-- BEGIN --

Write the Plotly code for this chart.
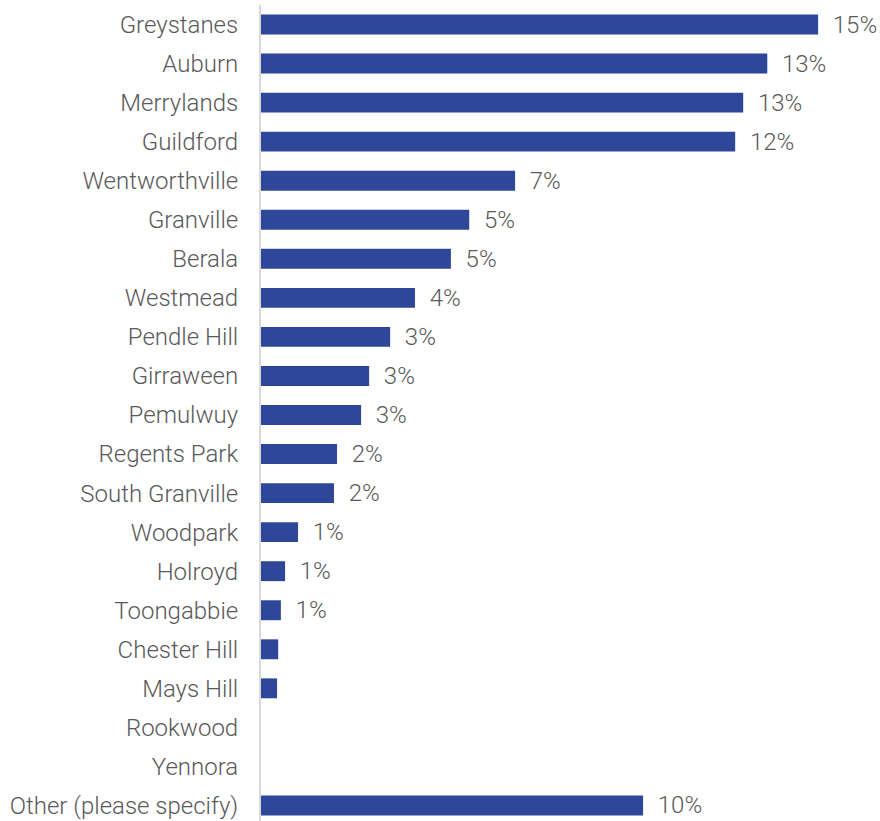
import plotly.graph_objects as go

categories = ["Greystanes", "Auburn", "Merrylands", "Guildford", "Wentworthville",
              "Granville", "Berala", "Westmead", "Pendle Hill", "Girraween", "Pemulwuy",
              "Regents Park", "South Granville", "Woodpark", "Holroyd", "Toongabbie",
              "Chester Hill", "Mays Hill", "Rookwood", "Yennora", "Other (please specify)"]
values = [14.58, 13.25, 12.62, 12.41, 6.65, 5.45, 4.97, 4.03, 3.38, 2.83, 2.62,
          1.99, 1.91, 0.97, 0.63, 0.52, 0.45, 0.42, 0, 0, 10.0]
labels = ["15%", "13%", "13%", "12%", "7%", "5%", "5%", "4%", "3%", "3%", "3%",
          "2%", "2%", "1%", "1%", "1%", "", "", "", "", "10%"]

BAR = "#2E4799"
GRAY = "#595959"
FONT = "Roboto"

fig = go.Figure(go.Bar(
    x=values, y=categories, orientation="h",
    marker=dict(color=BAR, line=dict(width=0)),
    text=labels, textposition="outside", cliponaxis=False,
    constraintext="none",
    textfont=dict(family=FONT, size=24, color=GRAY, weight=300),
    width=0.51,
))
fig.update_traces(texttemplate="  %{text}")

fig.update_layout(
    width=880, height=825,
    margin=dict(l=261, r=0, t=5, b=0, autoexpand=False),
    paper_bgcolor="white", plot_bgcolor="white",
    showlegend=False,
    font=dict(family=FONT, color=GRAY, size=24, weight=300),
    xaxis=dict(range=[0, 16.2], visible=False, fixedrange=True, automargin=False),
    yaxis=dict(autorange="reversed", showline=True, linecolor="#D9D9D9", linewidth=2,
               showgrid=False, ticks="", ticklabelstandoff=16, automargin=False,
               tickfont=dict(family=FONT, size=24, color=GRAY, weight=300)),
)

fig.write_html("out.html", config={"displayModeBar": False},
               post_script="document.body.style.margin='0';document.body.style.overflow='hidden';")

-- END --

*Exercise goal*: Extract every line of the data exactly; pictures stay out.

*Final result*:
Write the Plotly code for this chart.
import plotly.graph_objects as go

categories = ["Greystanes", "Auburn", "Merrylands", "Guildford", "Wentworthville",
              "Granville", "Berala", "Westmead", "Pendle Hill", "Girraween", "Pemulwuy",
              "Regents Park", "South Granville", "Woodpark", "Holroyd", "Toongabbie",
              "Chester Hill", "Mays Hill", "Rookwood", "Yennora", "Other (please specify)"]
values = [14.58, 13.25, 12.62, 12.41, 6.65, 5.45, 4.97, 4.03, 3.38, 2.83, 2.62,
          1.99, 1.91, 0.97, 0.63, 0.52, 0.45, 0.42, 0, 0, 10.0]
labels = ["15%", "13%", "13%", "12%", "7%", "5%", "5%", "4%", "3%", "3%", "3%",
          "2%", "2%", "1%", "1%", "1%", "", "", "", "", "10%"]

BAR = "#2E4799"
GRAY = "#595959"
FONT = "Roboto"

fig = go.Figure(go.Bar(
    x=values, y=categories, orientation="h",
    marker=dict(color=BAR, line=dict(width=0)),
    text=labels, textposition="outside", cliponaxis=False,
    constraintext="none",
    textfont=dict(family=FONT, size=24, color=GRAY, weight=300),
    width=0.51,
))
fig.update_traces(texttemplate="  %{text}")

fig.update_layout(
    width=880, height=825,
    margin=dict(l=261, r=0, t=5, b=0, autoexpand=False),
    paper_bgcolor="white", plot_bgcolor="white",
    showlegend=False,
    font=dict(family=FONT, color=GRAY, size=24, weight=300),
    xaxis=dict(range=[0, 16.2], visible=False, fixedrange=True, automargin=False),
    yaxis=dict(autorange="reversed", showline=True, linecolor="#D9D9D9", linewidth=2,
               showgrid=False, ticks="", ticklabelstandoff=16, automargin=False,
               tickfont=dict(family=FONT, size=24, color=GRAY, weight=300)),
)

fig.write_html("out.html", config={"displayModeBar": False},
               post_script="document.body.style.margin='0';document.body.style.overflow='hidden';")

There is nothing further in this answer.